= Marguerite Shuster =

American theologian and academic (1947–2026)

Marguerite L. Shuster (September 10, 1947 – April 29, 2026) was an American academic who was Harold John Ockenga Professor Emeritus of Preaching and Theology at Fuller Theological Seminary. She was an ordained minister in the Presbyterian Church (USA).

==Life and career==
Born on September 10, 1947, Shuster received her B.A. from Stanford University, majoring in psychology, and her M.Div. and Ph.D. from Fuller Theological Seminary. Before joining the faculty of Fuller Seminary she was a Presbyterian pastor for over ten years. She published many scholarly articles and books, as well as editing and completing Paul King Jewett's Who We Are: Our Dignity as Human published in 1996. Shuster died on April 29, 2026, at the age of 78.

==Bibliography==
Power, Pathology, Paradox: The Dynamics of Evil and Good. Grand Rapids: Zondervan, 1987.
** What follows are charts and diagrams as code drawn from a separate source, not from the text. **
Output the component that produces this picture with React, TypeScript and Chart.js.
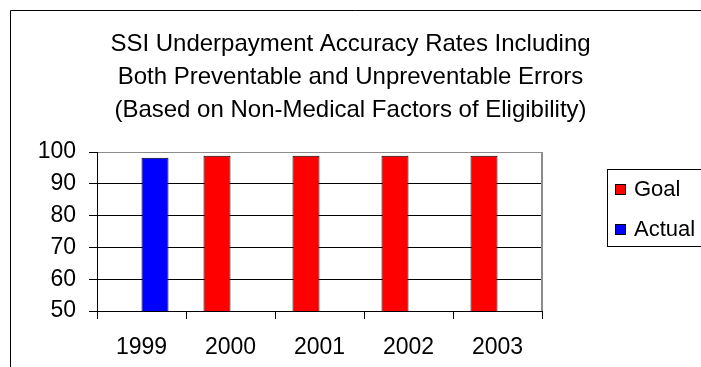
import React, { useEffect, useRef } from "react";
import { Chart, registerables } from "chart.js";

Chart.register(...registerables);

const years = ["1999", "2000", "2001", "2002", "2003"];
const goalRates = [null, 98.8, 98.8, 98.8, 98.8];
const actualRates = [98.2, null, null, null, null];
const yTickValues = [50, 60, 70, 80, 90, 100];
const titleLines = [
  "SSI Underpayment Accuracy Rates Including",
  "Both Preventable and Unpreventable Errors",
  "(Based on Non-Medical Factors of Eligibility)",
];

const FONT = "'Liberation Sans', Arial, sans-serif";

// Outer frame, plot border and a boxed legend on the right
const framePlugin = {
  id: "frame",
  beforeDraw(chart: any) {
    const { ctx, width, height } = chart;
    ctx.save();
    ctx.fillStyle = "#ffffff";
    ctx.fillRect(0, 0, width, height);
    ctx.restore();
  },
  afterDraw(chart: any) {
    const { ctx, chartArea, width, height } = chart;
    ctx.save();
    // outer chart frame
    ctx.strokeStyle = "#000000";
    ctx.lineWidth = 1;
    ctx.beginPath();
    ctx.moveTo(10.5, height);
    ctx.lineTo(10.5, 10.5);
    ctx.lineTo(width, 10.5);
    ctx.stroke();
    // right side of the plot area
    ctx.strokeStyle = "#8c8c8c";
    ctx.lineWidth = 2;
    ctx.beginPath();
    ctx.moveTo(chartArea.right, chartArea.top);
    ctx.lineTo(chartArea.right, chartArea.bottom);
    ctx.stroke();
    // legend
    const lx = 607.5;
    const ly = 169.5;
    ctx.strokeStyle = "#000000";
    ctx.lineWidth = 1;
    ctx.strokeRect(lx, ly, 200, 77);
    ctx.font = `22px ${FONT}`;
    ctx.textBaseline = "middle";
    chart.data.datasets.forEach((ds: any, i: number) => {
      const cy = 189 + i * 40;
      ctx.fillStyle = ds.backgroundColor;
      ctx.fillRect(615, cy - 5, 11, 11);
      ctx.strokeStyle = "#000000";
      ctx.strokeRect(615.5, cy - 4.5, 10, 10);
      ctx.fillStyle = "#000000";
      ctx.fillText(ds.label, 634, cy + 1);
    });
    ctx.restore();
  },
};

export default function App() {
  const ref = useRef<HTMLCanvasElement>(null);

  useEffect(() => {
    if (!ref.current) return;
    const chart = new Chart(ref.current, {
      type: "bar",
      data: {
        labels: years,
        datasets: [
          {
            label: "Goal",
            data: goalRates,
            backgroundColor: "#ff0000",
            borderColor: "#000000",
            borderWidth: 1,
          },
          {
            label: "Actual",
            data: actualRates,
            backgroundColor: "#0000ff",
            borderColor: "#000000",
            borderWidth: 1,
          },
        ],
      },
      options: {
        animation: false,
        responsive: false,
        maintainAspectRatio: false,
        layout: { padding: 0 },
        datasets: {
          bar: { categoryPercentage: 0.607, barPercentage: 1 },
        },
        plugins: {
          legend: { display: false },
          tooltip: { enabled: false },
          title: {
            display: true,
            text: titleLines,
            color: "#000000",
            font: { family: FONT, size: 24, weight: "normal", lineHeight: 1.375 },
            padding: { top: 28, bottom: 25 },
          },
        },
        scales: {
          x: {
            offset: true,
            grid: {
              display: true,
              offset: true,
              drawOnChartArea: false,
              drawTicks: true,
              tickLength: 8,
              color: "#000000",
            },
            border: { display: true, color: "#000000", width: 1 },
            ticks: {
              color: "#000000",
              padding: 15,
              font: { family: FONT, size: 23 },
              maxRotation: 0,
            },
            afterFit(scale: any) {
              scale.height = 56;
            },
          },
          y: {
            min: 50,
            max: 100,
            afterBuildTicks(scale: any) {
              scale.ticks = yTickValues.map((v) => ({ value: v }));
            },
            ticks: {
              color: "#000000",
              padding: 13,
              font: { family: FONT, size: 23 },
            },
            grid: {
              color: (c: any) => (c.tick && c.tick.value === 100 ? "#8c8c8c" : "#000000"),
              tickColor: "#000000",
              tickLength: 8,
              lineWidth: 1,
            },
            border: { display: true, color: "#000000", width: 1 },
            afterFit(scale: any) {
              scale.width = 97;
            },
          },
          // reserves the legend column to the right of the plot
          legendSpace: {
            type: "linear",
            position: "right",
            display: true,
            ticks: { display: false },
            grid: { display: false },
            border: { display: false },
            afterFit(scale: any) {
              scale.width = 159;
            },
          },
        },
      },
      plugins: [framePlugin],
    });
    return () => chart.destroy();
  }, []);

  return (
    <div style={{ position: "fixed", left: 0, top: 0, width: 701, height: 367 }}>
      <canvas ref={ref} width={701} height={367} />
    </div>
  );
}
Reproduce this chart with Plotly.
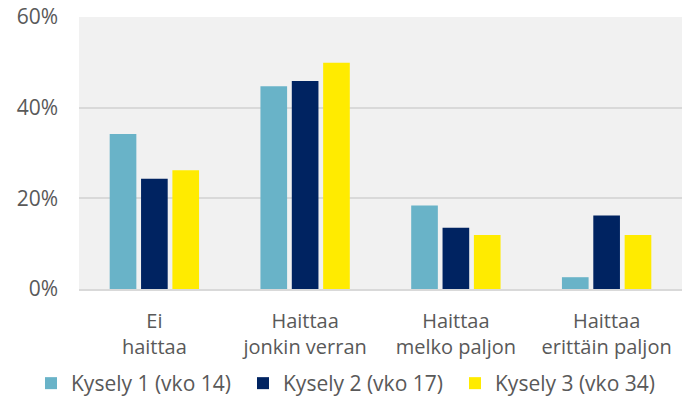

Perspectives on Christology: Essays in Honor of Paul K. Jewett. Grand Rapids: Zondervan, 1991. (Editor, with Richard Muller).

Who We Are: Our Dignity as Human. Grand Rapids: Eerdmans, 1996. (Editor and collaborator with Paul King Jewett).

The Fall and Sin: What We Have Become as Sinners. Grand Rapids: Eerdmans, 2004.